Calcul de l’indemnité réparatrice en matière de marchés publics

Si la possibilité de solliciter une indemnité réparatrice auprès du Conseil d'Etat existe depuis désormais 10 ans, force est de constater que les arrêts rendus sont peu nombreux en matière de marchés publics. Aux termes d’un arrêt du 25 septembre 2024, le Conseil d’Etat s’est prononcé sur les conditions d'octroi d'une indemnité réparatrice en matière de marchés publics, ce qui constitue l’occasion pour Cyrille Dony de rappeler le mode de calcul d’une telle indemnité.

Depuis son entrée en vigueur le 1er juillet 2014, l’article 11bis des lois sur le Conseil d’Etat, coordonnées le 12 janvier 1973, prévoit que « toute partie requérante ou intervenante qui poursuit l’annulation d’un acte, d’un règlement ou d’une décision implicite de rejet en application de l’article 14, § 1er ou § 3, peut demander à la section du contentieux administratif de lui allouer par voie d’arrêt une indemnité réparatrice à charge de l’auteur de l’acte si elle a subi un préjudice du fait de l’illégalité de l’acte, du règlement ou de la décision implicite de rejet, en tenant compte des intérêts publics et privés en présence ».

Dans le cadre de la réglementation relative aux marchés publics, la possibilité de solliciter des dommages et intérêts est rappelée à l’article 16 de la loi du 17 juin 2013 relative à la motivation, à l’information et aux voies de recours en matière de marchés publics, de certains marchés de travaux, de fournitures et de services et de concessions.

Cette disposition prévoit que « [l]’instance de recours accorde des dommages et intérêts aux personnes lésées par une des violations visées à l’article 14 commise par l’autorité adjudicatrice et précédant la conclusion du marché ou de la concession, à condition que ladite instance considère comme établis tant le dommage que le lien causal entre celui-ci et la violation alléguée ». En son alinéa 4, l’article 16 précité ajoute que « [l]’indemnité réparatrice visée à l’article 11bis des lois sur le Conseil d’Etat, coordonnées le 12 janvier 1973, constitue des dommages et intérêts ou une indemnité forfaitaire au sens du présent article ».

Si la possibilité de solliciter une indemnité réparatrice auprès du Conseil d’Etat existe donc depuis désormais dix ans, force est de constater que les arrêts rendus en la matière sont peu nombreux s’agissant des marchés publics. A ce jour, seuls une quinzaine d’arrêts ont en effet été rendus suite à une demande d’indemnité réparatrice s’inscrivant dans le cadre d’un marché public.

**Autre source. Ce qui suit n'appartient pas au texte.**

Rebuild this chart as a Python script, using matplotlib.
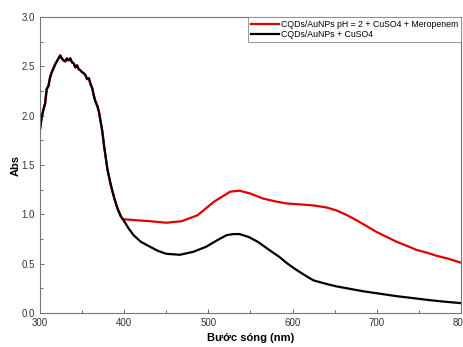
import matplotlib.pyplot as plt
from matplotlib.ticker import MultipleLocator

plt.rcParams["font.family"] = ["Liberation Sans", "DejaVu Sans"]

# shared part of both spectra (300-400 nm)
wl_uv = [300, 302, 304, 306, 308, 310, 312, 314, 316, 318, 320, 322, 324, 326,
         328, 330, 332, 334, 336, 338, 340, 342, 344, 346, 348, 350, 352, 354,
         356, 358, 360, 362, 364, 366, 368, 370, 372, 374, 376, 378, 380, 384,
         388, 392, 396, 400]
abs_uv = [1.86, 1.98, 2.06, 2.12, 2.27, 2.30, 2.39, 2.44, 2.48, 2.52, 2.55, 2.58,
          2.61, 2.58, 2.56, 2.55, 2.58, 2.56, 2.58, 2.54, 2.53, 2.49, 2.51, 2.47,
          2.46, 2.44, 2.43, 2.41, 2.37, 2.38, 2.32, 2.28, 2.20, 2.14, 2.10, 2.04,
          1.94, 1.84, 1.70, 1.58, 1.46, 1.30, 1.17, 1.06, 0.98, 0.93]

# red: CQDs/AuNPs pH = 2 + CuSO4 + Meropenem (400-800 nm)
wl_red = [400, 415, 431, 450, 468, 487, 507, 526, 537, 550, 565, 580, 593, 610,
          625, 640, 652, 665, 676, 690, 700, 712, 724, 736, 747, 760, 771, 785,
          800]
abs_red = [0.95, 0.94, 0.93, 0.915, 0.93, 0.99, 1.13, 1.23, 1.24, 1.21, 1.16, 1.13,
           1.11, 1.10, 1.09, 1.07, 1.04, 0.99, 0.94, 0.87, 0.82, 0.77, 0.72, 0.68,
           0.64, 0.61, 0.58, 0.55, 0.51]

# black: CQDs/AuNPs + CuSO4 (400-800 nm)
wl_blk = [400, 405, 411, 420, 431, 440, 450, 466, 482, 497, 513, 522, 530, 537,
          548, 559, 572, 584, 594, 604, 615, 625, 640, 652, 668, 684, 704, 724,
          744, 763, 780, 800]
abs_blk = [0.93, 0.86, 0.79, 0.72, 0.67, 0.63, 0.60, 0.59, 0.62, 0.67, 0.75, 0.79,
           0.80, 0.80, 0.77, 0.72, 0.64, 0.57, 0.50, 0.44, 0.38, 0.33, 0.295, 0.27,
           0.245, 0.22, 0.195, 0.17, 0.15, 0.13, 0.115, 0.10]

fig = plt.figure(figsize=(4.64, 3.47), dpi=100)
ax = fig.add_axes([40 / 464, 34 / 347, 421 / 464, 296 / 347])

ax.plot(wl_uv + wl_red, abs_uv + abs_red, color="#e00000", lw=1.6,
        label="CQDs/AuNPs pH = 2 + CuSO4 + Meropenem")
ax.plot(wl_uv + wl_blk[1:], abs_uv + abs_blk[1:], color="black", lw=1.6,
        label="CQDs/AuNPs + CuSO4")

ax.set_xlim(300, 800)
ax.set_ylim(0, 3.0)
ax.xaxis.set_major_locator(MultipleLocator(100))
ax.xaxis.set_minor_locator(MultipleLocator(50))
ax.yaxis.set_major_locator(MultipleLocator(0.5))
ax.yaxis.set_minor_locator(MultipleLocator(0.25))
ax.tick_params(which="both", direction="in", colors="#555555",
               labelcolor="#333333", labelsize=7, width=0.6)
ax.tick_params(which="major", length=3)
ax.tick_params(which="minor", length=2)
for s in ax.spines.values():
    s.set_color("#777777")
    s.set_linewidth(0.8)

ax.set_xlabel("Bước sóng (nm)", fontsize=8, fontweight="bold", labelpad=4)
ax.set_ylabel("Abs", fontsize=8, fontweight="bold", labelpad=1)

leg = ax.legend(loc="upper right", fontsize=6.3, borderaxespad=0,
                handlelength=3.3, handletextpad=0.2, labelspacing=0.15,
                fancybox=False, framealpha=1, borderpad=0.3)
leg.get_frame().set_edgecolor("#888888")
leg.get_frame().set_linewidth(0.6)

plt.savefig("out.png", dpi=100)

Dans un arrêt n° 260.794 du 25 septembre 2024, le Conseil d’Etat s’est une nouvelle fois prononcé sur   les conditions d’octroi d’une indemnité réparatrice en matière de marchés publics, ce qui constitue l’occasion de rappeler le mode de calcul d’une telle indemnité.

Afin de déterminer le montant de l’indemnité, le Conseil d’Etat considère qu’à défaut d’une démonstration permettant de fixer le montant de l’indemnité de manière plus précise, l’indemnité est fixée à 10 % du chiffres d’affaires généré dans le cadre de l’exécution du marché litigieux. A cet égard, le Conseil d’Etat souligne que, certes, « le législateur n’a prévu l’application d’un montant d’indemnité forfaitaire que lorsqu’un soumissionnaire est irrégulièrement évincé à l’occasion d’un marché attribué sur la base du seul critère du prix. Force est toutefois de constater qu’en fixant à 10 % l’indemnité forfaitaire due au soumissionnaire irrégulièrement évincé (article 16, alinéa 3, de la loi du 17 juin 2013 relative à la motivation, à l’information et aux voies de recours en matière de marchés publics, de certains marchés de travaux, de fournitures et de services et de concessions), il a procédé à une évaluation ex aequo et bono du dommage subi. La circonstance que le marché est attribué à l’offre économiquement la plus avantageuse sur la base de critères qualité/prix est, en règle, sans incidence sur le pourcentage de l’indemnité pouvant être obtenue. L’article 11bis des lois coordonnées, qui impose au Conseil d’Etat de tenir compte des intérêts publics et privés, permet le recours à une telle méthode, pour éviter de longues et coûteuses expertises qui seraient nécessaires à l’établissement du dommage exactement subi. En effet, ainsi qu’il a déjà été souligné, l’indemnité réparatrice constitue une notion autonome se distinguant en particulier de la réparation du dommage sur la base des dispositions du Code civil. »

Le Conseil d’Etat a, en outre, accordé à la partie requérante (1) des intérêts compensatoires calculés au taux légal à partir de la date d’attribution du marché litigieux à la date du prononcé de son arrêt et (2) des intérêts moratoires calculés au taux légal à dater de l’arrêt jusqu’au complet paiement.